:: Exercise task ::
Check every line of the material below for the string "chart", and return the ones that have it.
## BEGIN
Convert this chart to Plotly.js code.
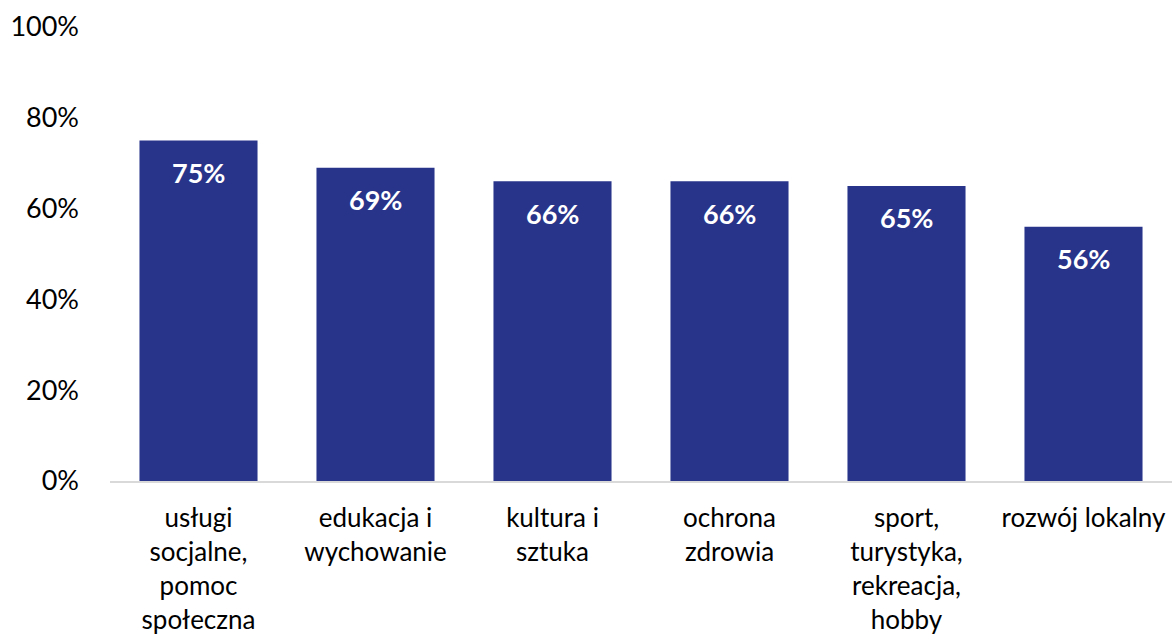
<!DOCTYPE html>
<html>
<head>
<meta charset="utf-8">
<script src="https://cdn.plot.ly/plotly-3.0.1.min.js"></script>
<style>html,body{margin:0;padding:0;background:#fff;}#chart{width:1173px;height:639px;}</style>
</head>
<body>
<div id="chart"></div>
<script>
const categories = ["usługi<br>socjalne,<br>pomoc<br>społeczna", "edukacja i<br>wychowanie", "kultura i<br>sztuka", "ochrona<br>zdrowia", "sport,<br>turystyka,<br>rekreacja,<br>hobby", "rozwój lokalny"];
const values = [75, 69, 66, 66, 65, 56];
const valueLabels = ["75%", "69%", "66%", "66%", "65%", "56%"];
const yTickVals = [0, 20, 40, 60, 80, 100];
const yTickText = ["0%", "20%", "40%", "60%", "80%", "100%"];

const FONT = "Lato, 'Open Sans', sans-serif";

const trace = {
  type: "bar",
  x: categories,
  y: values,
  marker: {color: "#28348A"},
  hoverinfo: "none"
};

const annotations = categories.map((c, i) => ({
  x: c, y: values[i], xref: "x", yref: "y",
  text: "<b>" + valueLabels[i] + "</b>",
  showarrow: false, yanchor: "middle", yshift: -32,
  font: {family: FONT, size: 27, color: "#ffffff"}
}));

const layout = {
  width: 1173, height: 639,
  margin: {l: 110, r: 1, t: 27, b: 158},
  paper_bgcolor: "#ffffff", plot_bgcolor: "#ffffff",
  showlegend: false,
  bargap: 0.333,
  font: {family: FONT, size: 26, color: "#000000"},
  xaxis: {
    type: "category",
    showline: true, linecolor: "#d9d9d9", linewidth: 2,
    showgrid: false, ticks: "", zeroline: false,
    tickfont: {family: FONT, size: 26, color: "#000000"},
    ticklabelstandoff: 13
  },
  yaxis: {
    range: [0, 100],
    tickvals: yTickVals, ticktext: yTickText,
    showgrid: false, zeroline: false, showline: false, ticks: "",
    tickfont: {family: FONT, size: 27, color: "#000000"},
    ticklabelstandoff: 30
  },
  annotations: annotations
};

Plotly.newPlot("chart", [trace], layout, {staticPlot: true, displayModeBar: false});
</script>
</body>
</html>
## END
:: Solution to this task ::
Convert this chart to Plotly.js code.
<style>html,body{margin:0;padding:0;background:#fff;}#chart{width:1173px;height:639px;}</style>
<div id="chart"></div>
Plotly.newPlot("chart", [trace], layout, {staticPlot: true, displayModeBar: false});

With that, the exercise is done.